▶ Exercise
Repeat the data verbatim.

▶ Information provided
(begin)

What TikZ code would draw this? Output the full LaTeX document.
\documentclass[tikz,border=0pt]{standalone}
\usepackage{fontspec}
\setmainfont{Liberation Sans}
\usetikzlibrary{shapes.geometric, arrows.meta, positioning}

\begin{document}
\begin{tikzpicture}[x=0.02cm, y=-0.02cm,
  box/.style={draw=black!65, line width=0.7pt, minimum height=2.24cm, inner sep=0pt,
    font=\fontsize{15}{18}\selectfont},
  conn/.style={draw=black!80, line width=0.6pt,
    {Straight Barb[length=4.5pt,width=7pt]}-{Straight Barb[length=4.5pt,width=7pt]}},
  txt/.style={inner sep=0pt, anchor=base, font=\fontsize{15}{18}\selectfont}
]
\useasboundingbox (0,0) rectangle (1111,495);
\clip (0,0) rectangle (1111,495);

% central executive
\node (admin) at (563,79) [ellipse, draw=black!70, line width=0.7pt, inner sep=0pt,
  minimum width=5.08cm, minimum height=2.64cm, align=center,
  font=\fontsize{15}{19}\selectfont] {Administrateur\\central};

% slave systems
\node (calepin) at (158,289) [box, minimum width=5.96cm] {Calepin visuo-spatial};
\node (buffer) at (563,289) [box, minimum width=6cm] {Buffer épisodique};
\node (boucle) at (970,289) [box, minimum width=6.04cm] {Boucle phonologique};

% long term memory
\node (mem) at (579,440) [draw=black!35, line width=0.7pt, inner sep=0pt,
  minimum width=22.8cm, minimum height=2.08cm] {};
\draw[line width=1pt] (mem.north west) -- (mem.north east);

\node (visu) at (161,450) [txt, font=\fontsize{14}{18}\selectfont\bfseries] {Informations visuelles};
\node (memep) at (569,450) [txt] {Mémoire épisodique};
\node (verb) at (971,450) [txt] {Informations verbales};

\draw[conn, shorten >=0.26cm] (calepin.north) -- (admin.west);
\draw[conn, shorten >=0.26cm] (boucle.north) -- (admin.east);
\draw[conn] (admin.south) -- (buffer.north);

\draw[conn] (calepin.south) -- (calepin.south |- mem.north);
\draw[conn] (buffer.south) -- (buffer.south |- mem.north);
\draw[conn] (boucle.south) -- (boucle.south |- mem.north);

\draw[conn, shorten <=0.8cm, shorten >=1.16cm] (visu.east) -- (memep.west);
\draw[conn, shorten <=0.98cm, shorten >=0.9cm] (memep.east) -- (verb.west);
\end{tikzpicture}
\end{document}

(end)

▶ Exercise answer
What TikZ code would draw this? Output the full LaTeX document.
\documentclass[tikz,border=0pt]{standalone}
\usepackage{fontspec}
\setmainfont{Liberation Sans}
\usetikzlibrary{shapes.geometric, arrows.meta, positioning}

\begin{document}
\begin{tikzpicture}[x=0.02cm, y=-0.02cm,
  box/.style={draw=black!65, line width=0.7pt, minimum height=2.24cm, inner sep=0pt,
    font=\fontsize{15}{18}\selectfont},
  conn/.style={draw=black!80, line width=0.6pt,
    {Straight Barb[length=4.5pt,width=7pt]}-{Straight Barb[length=4.5pt,width=7pt]}},
  txt/.style={inner sep=0pt, anchor=base, font=\fontsize{15}{18}\selectfont}
]
\useasboundingbox (0,0) rectangle (1111,495);
\clip (0,0) rectangle (1111,495);

% central executive
\node (admin) at (563,79) [ellipse, draw=black!70, line width=0.7pt, inner sep=0pt,
  minimum width=5.08cm, minimum height=2.64cm, align=center,
  font=\fontsize{15}{19}\selectfont] {Administrateur\\central};

% slave systems
\node (calepin) at (158,289) [box, minimum width=5.96cm] {Calepin visuo-spatial};
\node (buffer) at (563,289) [box, minimum width=6cm] {Buffer épisodique};
\node (boucle) at (970,289) [box, minimum width=6.04cm] {Boucle phonologique};

% long term memory
\node (mem) at (579,440) [draw=black!35, line width=0.7pt, inner sep=0pt,
  minimum width=22.8cm, minimum height=2.08cm] {};
\draw[line width=1pt] (mem.north west) -- (mem.north east);

\node (visu) at (161,450) [txt, font=\fontsize{14}{18}\selectfont\bfseries] {Informations visuelles};
\node (memep) at (569,450) [txt] {Mémoire épisodique};
\node (verb) at (971,450) [txt] {Informations verbales};

\draw[conn, shorten >=0.26cm] (calepin.north) -- (admin.west);
\draw[conn, shorten >=0.26cm] (boucle.north) -- (admin.east);
\draw[conn] (admin.south) -- (buffer.north);

\draw[conn] (calepin.south) -- (calepin.south |- mem.north);
\draw[conn] (buffer.south) -- (buffer.south |- mem.north);
\draw[conn] (boucle.south) -- (boucle.south |- mem.north);

\draw[conn, shorten <=0.8cm, shorten >=1.16cm] (visu.east) -- (memep.west);
\draw[conn, shorten <=0.98cm, shorten >=0.9cm] (memep.east) -- (verb.west);
\end{tikzpicture}
\end{document}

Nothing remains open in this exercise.